- **Task prompt**
From the first line of the listing below to the line with "fig = go.Figure()", print each line exactly, and nothing more. Leave out the pictures.

- **Available data**

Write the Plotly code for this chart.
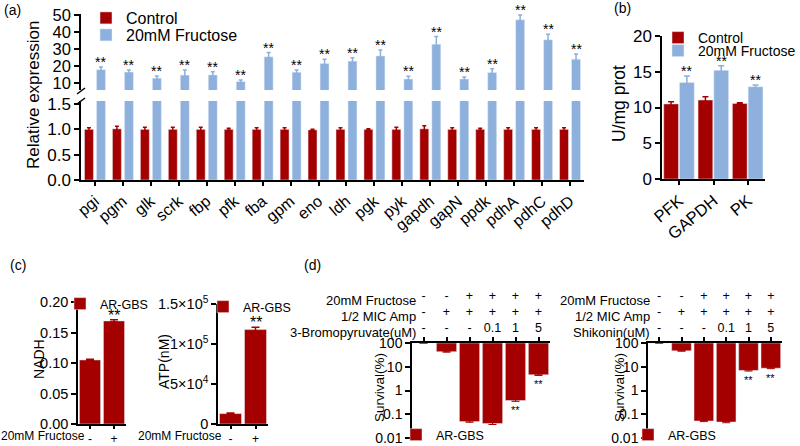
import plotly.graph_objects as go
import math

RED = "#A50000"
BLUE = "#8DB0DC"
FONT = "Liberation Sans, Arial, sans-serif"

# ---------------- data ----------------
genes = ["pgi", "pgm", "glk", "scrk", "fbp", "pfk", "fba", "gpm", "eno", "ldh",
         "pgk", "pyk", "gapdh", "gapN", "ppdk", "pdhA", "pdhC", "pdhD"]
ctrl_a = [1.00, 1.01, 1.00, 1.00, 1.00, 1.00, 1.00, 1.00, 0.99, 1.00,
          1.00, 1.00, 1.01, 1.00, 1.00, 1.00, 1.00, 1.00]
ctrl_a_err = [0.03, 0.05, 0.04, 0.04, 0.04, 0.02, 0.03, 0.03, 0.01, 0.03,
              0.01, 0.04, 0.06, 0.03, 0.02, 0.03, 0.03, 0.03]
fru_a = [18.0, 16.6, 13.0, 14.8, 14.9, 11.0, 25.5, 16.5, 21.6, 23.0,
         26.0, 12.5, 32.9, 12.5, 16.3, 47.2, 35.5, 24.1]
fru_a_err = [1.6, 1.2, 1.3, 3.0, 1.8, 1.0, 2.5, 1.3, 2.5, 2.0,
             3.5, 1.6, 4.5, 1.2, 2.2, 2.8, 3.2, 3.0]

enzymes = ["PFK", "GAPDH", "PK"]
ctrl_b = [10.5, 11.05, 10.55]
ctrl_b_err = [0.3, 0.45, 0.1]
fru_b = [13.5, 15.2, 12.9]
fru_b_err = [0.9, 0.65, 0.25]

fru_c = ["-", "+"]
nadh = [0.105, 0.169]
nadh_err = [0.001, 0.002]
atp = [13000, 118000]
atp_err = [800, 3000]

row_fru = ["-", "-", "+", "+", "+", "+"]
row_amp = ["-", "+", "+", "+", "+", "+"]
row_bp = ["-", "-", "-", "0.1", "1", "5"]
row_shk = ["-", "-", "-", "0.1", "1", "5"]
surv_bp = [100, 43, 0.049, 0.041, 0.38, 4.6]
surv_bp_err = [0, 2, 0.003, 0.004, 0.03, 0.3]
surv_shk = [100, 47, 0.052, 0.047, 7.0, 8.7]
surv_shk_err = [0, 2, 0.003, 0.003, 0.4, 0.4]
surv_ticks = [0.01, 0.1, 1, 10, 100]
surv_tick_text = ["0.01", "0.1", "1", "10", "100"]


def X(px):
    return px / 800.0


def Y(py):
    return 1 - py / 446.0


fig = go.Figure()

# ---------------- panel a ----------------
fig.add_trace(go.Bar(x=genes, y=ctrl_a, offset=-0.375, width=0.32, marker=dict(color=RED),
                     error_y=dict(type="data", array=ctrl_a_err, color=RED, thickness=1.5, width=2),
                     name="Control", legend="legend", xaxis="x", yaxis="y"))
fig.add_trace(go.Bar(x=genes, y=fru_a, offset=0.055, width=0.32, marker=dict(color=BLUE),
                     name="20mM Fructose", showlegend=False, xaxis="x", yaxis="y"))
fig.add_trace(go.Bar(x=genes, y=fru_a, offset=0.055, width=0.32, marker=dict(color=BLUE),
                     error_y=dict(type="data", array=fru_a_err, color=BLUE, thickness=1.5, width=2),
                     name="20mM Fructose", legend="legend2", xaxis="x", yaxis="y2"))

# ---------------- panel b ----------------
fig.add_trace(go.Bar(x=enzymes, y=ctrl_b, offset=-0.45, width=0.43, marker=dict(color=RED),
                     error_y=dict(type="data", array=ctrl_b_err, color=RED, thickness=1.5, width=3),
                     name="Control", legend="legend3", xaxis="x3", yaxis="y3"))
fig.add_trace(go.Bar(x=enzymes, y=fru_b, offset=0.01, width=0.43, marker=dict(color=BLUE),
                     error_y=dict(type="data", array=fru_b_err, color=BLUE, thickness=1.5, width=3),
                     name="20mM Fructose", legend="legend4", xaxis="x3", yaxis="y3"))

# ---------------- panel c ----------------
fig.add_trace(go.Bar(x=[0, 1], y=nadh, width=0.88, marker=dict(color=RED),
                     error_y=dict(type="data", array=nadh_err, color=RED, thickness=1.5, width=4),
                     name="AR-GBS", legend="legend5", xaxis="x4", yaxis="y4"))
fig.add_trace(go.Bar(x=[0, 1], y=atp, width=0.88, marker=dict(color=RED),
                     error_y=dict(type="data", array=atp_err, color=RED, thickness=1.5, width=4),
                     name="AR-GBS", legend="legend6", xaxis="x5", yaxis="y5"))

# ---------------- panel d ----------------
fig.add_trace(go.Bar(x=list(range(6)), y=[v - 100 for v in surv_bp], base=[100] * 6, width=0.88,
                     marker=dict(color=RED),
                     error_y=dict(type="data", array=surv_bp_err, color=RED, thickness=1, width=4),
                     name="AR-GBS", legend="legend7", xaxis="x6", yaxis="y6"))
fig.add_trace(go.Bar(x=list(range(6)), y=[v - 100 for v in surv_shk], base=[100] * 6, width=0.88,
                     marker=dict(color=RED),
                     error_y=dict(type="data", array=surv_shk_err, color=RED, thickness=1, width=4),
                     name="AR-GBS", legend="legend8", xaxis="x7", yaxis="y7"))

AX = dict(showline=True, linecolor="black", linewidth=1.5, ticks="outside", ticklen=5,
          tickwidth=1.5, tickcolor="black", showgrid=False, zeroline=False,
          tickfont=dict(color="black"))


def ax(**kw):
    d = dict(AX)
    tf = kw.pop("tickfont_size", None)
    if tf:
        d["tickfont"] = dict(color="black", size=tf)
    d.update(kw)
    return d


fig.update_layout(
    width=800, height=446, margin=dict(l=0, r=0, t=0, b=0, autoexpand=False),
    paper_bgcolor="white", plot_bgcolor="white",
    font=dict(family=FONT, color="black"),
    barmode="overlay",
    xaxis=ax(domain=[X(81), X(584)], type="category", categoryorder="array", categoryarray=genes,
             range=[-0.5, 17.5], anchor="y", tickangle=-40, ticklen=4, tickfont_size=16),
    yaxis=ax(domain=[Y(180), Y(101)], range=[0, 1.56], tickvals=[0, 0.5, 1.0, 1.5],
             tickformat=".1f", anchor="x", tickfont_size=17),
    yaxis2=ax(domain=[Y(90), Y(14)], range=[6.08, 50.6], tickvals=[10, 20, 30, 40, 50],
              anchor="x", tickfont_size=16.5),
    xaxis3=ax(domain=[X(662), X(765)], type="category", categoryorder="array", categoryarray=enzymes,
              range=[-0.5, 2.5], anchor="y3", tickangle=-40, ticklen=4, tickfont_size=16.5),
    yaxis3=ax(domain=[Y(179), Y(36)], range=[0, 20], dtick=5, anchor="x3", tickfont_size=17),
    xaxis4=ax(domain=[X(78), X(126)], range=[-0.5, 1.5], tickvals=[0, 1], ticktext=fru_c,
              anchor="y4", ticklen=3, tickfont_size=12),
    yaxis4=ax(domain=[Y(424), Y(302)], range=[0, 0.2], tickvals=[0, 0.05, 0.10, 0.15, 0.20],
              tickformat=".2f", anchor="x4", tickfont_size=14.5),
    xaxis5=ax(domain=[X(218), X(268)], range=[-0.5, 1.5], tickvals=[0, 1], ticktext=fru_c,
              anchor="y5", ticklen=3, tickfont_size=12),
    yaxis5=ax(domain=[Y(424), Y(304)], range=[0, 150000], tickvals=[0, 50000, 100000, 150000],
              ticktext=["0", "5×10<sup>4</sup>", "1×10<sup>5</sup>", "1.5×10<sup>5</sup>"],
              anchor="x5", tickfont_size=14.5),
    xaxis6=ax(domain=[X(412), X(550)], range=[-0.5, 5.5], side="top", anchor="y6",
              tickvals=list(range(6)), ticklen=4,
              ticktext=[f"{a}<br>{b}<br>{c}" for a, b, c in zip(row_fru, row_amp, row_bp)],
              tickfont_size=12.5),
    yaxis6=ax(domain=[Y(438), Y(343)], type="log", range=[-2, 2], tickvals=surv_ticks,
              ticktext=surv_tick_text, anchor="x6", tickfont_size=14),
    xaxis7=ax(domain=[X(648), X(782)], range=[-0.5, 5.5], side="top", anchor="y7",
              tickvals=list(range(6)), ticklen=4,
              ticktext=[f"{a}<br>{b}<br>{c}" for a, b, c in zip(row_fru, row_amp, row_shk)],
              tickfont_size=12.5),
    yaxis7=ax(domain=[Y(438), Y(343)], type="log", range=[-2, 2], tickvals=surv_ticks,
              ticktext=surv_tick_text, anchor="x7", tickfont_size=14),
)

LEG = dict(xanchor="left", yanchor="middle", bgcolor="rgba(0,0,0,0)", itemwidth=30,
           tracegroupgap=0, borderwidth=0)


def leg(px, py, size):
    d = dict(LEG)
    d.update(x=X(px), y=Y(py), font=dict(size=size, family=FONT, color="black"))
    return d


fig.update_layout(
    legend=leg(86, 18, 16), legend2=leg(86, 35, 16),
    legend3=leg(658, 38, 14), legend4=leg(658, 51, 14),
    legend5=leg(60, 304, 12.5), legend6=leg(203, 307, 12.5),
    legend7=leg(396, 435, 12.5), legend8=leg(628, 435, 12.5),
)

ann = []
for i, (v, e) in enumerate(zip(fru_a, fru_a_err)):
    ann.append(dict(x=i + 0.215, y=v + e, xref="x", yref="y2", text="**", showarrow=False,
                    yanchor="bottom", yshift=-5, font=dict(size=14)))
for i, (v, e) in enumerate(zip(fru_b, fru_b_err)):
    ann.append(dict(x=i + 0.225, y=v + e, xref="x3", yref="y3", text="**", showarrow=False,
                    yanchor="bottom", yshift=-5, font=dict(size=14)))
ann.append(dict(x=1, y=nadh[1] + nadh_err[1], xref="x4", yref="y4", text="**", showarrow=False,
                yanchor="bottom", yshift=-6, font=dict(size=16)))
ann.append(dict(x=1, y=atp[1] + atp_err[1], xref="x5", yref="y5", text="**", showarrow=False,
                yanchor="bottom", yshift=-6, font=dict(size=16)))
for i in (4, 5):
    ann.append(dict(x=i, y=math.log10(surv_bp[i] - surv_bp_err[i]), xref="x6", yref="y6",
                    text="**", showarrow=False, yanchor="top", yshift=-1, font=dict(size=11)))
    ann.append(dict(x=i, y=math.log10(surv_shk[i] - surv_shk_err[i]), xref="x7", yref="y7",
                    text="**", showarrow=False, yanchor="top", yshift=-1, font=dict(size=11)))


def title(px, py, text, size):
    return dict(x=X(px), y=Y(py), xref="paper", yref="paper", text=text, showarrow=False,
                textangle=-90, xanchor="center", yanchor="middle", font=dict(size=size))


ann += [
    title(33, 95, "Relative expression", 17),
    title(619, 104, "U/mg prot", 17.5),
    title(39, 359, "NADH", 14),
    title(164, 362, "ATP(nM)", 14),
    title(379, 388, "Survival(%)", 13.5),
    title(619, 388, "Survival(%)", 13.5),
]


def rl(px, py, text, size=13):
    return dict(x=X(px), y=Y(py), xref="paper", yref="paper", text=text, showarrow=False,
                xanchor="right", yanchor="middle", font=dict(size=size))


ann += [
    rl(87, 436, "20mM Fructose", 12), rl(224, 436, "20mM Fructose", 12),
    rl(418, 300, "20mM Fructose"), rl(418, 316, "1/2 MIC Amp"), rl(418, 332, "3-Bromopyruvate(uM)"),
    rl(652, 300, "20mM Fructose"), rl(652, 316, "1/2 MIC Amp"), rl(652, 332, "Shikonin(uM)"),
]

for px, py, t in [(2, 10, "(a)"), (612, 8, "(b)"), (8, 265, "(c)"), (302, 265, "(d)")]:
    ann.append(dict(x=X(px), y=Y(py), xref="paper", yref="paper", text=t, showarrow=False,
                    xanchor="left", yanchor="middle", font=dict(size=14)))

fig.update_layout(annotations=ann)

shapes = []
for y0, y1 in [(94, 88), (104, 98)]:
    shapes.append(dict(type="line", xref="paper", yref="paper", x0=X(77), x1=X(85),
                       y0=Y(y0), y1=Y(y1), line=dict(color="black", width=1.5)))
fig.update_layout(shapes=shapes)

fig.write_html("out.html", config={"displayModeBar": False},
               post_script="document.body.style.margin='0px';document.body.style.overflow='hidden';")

- **Written answer**
Write the Plotly code for this chart.
import plotly.graph_objects as go
import math

RED = "#A50000"
BLUE = "#8DB0DC"
FONT = "Liberation Sans, Arial, sans-serif"

# ---------------- data ----------------
genes = ["pgi", "pgm", "glk", "scrk", "fbp", "pfk", "fba", "gpm", "eno", "ldh",
         "pgk", "pyk", "gapdh", "gapN", "ppdk", "pdhA", "pdhC", "pdhD"]
ctrl_a = [1.00, 1.01, 1.00, 1.00, 1.00, 1.00, 1.00, 1.00, 0.99, 1.00,
          1.00, 1.00, 1.01, 1.00, 1.00, 1.00, 1.00, 1.00]
ctrl_a_err = [0.03, 0.05, 0.04, 0.04, 0.04, 0.02, 0.03, 0.03, 0.01, 0.03,
              0.01, 0.04, 0.06, 0.03, 0.02, 0.03, 0.03, 0.03]
fru_a = [18.0, 16.6, 13.0, 14.8, 14.9, 11.0, 25.5, 16.5, 21.6, 23.0,
         26.0, 12.5, 32.9, 12.5, 16.3, 47.2, 35.5, 24.1]
fru_a_err = [1.6, 1.2, 1.3, 3.0, 1.8, 1.0, 2.5, 1.3, 2.5, 2.0,
             3.5, 1.6, 4.5, 1.2, 2.2, 2.8, 3.2, 3.0]

enzymes = ["PFK", "GAPDH", "PK"]
ctrl_b = [10.5, 11.05, 10.55]
ctrl_b_err = [0.3, 0.45, 0.1]
fru_b = [13.5, 15.2, 12.9]
fru_b_err = [0.9, 0.65, 0.25]

fru_c = ["-", "+"]
nadh = [0.105, 0.169]
nadh_err = [0.001, 0.002]
atp = [13000, 118000]
atp_err = [800, 3000]

row_fru = ["-", "-", "+", "+", "+", "+"]
row_amp = ["-", "+", "+", "+", "+", "+"]
row_bp = ["-", "-", "-", "0.1", "1", "5"]
row_shk = ["-", "-", "-", "0.1", "1", "5"]
surv_bp = [100, 43, 0.049, 0.041, 0.38, 4.6]
surv_bp_err = [0, 2, 0.003, 0.004, 0.03, 0.3]
surv_shk = [100, 47, 0.052, 0.047, 7.0, 8.7]
surv_shk_err = [0, 2, 0.003, 0.003, 0.4, 0.4]
surv_ticks = [0.01, 0.1, 1, 10, 100]
surv_tick_text = ["0.01", "0.1", "1", "10", "100"]


def X(px):
    return px / 800.0


def Y(py):
    return 1 - py / 446.0


fig = go.Figure()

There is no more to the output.